**Prompt**
Report, as a bare number, how many lines hold "with".

**Given information**
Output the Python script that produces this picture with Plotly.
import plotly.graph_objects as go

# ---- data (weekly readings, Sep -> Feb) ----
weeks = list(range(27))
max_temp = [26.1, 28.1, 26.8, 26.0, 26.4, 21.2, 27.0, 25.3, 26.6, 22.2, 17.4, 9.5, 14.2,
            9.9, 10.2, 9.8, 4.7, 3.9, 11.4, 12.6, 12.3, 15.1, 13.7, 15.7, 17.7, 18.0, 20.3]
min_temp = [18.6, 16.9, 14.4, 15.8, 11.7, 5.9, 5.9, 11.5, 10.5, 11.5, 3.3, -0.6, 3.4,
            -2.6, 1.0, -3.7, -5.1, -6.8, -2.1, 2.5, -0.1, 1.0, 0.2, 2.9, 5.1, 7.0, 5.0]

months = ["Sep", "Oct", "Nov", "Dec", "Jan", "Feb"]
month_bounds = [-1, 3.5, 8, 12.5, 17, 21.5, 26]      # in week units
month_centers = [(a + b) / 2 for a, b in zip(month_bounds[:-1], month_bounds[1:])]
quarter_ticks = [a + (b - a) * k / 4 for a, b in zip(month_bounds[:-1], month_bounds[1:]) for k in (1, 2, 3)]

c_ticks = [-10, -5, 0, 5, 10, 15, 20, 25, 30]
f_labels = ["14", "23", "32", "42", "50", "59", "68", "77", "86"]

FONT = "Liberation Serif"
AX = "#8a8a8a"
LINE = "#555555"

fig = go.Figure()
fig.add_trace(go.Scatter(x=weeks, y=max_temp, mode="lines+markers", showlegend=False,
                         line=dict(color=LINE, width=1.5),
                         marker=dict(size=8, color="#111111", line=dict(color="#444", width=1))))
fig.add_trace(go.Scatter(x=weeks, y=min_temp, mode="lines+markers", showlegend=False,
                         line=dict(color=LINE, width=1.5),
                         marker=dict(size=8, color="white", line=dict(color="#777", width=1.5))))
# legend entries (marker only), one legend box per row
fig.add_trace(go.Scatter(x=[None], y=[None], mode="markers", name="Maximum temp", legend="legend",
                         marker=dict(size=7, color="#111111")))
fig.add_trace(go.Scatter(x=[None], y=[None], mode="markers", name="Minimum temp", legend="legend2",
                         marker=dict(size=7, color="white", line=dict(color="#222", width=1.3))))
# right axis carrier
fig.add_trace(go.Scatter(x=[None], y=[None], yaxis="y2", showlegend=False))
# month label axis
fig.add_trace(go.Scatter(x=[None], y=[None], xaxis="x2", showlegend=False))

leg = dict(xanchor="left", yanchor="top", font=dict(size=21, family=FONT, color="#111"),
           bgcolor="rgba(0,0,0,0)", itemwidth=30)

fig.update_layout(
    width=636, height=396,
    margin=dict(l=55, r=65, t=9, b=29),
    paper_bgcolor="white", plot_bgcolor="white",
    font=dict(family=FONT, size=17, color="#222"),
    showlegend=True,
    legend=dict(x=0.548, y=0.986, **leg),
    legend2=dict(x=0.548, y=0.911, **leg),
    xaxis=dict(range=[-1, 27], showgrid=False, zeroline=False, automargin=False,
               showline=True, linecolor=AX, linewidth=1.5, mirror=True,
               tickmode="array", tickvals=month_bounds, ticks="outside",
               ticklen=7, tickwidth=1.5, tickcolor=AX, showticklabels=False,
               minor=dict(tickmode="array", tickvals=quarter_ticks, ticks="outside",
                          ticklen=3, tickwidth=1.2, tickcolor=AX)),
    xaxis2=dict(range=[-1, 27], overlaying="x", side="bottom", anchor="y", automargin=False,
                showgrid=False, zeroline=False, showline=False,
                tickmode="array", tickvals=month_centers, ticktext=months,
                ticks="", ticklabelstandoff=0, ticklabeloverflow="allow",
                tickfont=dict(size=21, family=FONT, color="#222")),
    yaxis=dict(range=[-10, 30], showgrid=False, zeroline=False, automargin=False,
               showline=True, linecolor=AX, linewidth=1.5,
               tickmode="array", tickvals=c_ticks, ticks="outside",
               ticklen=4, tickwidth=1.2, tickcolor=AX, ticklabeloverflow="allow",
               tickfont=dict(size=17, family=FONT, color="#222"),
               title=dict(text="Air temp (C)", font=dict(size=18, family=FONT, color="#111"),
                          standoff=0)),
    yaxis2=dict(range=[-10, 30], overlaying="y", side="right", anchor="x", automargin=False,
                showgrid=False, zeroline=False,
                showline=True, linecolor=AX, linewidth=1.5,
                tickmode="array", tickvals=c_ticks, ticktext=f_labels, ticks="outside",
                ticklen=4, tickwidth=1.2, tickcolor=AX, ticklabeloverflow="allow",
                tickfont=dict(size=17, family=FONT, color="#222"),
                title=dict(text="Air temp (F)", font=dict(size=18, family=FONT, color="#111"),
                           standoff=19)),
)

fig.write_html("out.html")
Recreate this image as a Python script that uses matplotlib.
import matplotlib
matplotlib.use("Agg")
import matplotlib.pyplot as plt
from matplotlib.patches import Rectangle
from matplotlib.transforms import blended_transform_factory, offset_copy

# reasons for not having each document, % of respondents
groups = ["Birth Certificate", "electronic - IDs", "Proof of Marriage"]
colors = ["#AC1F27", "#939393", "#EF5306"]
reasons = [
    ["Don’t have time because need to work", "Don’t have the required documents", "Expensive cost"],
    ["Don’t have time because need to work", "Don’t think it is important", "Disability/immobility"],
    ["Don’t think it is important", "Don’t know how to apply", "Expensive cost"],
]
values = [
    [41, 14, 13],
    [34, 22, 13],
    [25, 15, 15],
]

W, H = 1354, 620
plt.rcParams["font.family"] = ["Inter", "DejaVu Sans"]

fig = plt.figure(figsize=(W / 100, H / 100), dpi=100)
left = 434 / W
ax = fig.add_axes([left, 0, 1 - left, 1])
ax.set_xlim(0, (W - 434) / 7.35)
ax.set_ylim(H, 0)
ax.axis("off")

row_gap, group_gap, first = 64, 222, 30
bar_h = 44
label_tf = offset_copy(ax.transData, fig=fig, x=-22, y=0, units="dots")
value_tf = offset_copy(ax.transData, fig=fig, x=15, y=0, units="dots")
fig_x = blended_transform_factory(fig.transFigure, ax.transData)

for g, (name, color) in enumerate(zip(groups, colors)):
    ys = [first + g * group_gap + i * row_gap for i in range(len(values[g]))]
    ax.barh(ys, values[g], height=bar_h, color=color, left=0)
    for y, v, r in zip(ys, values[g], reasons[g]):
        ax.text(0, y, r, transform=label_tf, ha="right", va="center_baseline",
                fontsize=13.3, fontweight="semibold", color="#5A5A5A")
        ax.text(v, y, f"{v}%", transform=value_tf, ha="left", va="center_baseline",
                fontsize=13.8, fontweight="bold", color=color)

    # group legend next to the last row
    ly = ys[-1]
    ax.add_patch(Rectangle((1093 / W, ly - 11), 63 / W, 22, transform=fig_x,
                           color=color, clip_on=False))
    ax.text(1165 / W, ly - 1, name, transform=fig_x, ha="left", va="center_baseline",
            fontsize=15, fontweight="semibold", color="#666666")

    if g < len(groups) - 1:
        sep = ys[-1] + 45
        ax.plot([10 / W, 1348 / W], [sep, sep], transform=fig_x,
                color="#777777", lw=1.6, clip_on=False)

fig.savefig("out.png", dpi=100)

...

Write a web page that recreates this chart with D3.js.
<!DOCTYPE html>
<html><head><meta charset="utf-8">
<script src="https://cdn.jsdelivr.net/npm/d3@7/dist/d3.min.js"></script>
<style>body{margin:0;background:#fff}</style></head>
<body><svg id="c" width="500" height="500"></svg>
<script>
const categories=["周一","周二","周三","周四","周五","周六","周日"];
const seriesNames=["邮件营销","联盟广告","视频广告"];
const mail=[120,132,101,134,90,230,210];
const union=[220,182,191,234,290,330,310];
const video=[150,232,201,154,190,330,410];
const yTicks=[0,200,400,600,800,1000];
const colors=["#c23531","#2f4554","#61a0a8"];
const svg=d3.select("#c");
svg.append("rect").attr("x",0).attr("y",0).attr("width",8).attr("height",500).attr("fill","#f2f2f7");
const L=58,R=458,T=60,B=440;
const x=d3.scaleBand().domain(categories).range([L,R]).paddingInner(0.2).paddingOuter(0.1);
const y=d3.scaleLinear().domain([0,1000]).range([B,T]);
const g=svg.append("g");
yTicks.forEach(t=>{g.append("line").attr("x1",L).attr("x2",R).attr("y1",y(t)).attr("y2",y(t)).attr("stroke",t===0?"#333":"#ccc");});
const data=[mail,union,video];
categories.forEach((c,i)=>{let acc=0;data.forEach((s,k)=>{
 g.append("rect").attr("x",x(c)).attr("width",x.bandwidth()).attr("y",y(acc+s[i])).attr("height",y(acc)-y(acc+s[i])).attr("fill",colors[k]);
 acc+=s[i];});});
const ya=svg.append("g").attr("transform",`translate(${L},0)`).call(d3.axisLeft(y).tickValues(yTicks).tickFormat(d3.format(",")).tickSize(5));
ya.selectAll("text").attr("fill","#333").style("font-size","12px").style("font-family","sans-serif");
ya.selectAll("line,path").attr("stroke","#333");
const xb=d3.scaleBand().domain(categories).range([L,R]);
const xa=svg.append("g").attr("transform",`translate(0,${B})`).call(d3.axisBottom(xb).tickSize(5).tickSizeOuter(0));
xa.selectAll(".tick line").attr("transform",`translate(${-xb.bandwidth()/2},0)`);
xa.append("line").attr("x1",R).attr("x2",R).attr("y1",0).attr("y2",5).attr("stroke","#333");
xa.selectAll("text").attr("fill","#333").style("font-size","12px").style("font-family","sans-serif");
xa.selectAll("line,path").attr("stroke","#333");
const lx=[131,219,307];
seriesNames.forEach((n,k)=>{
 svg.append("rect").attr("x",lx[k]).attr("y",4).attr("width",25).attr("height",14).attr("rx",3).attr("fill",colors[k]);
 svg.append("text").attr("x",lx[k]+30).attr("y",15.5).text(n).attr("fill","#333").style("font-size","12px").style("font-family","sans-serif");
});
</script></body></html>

**Written solution**
2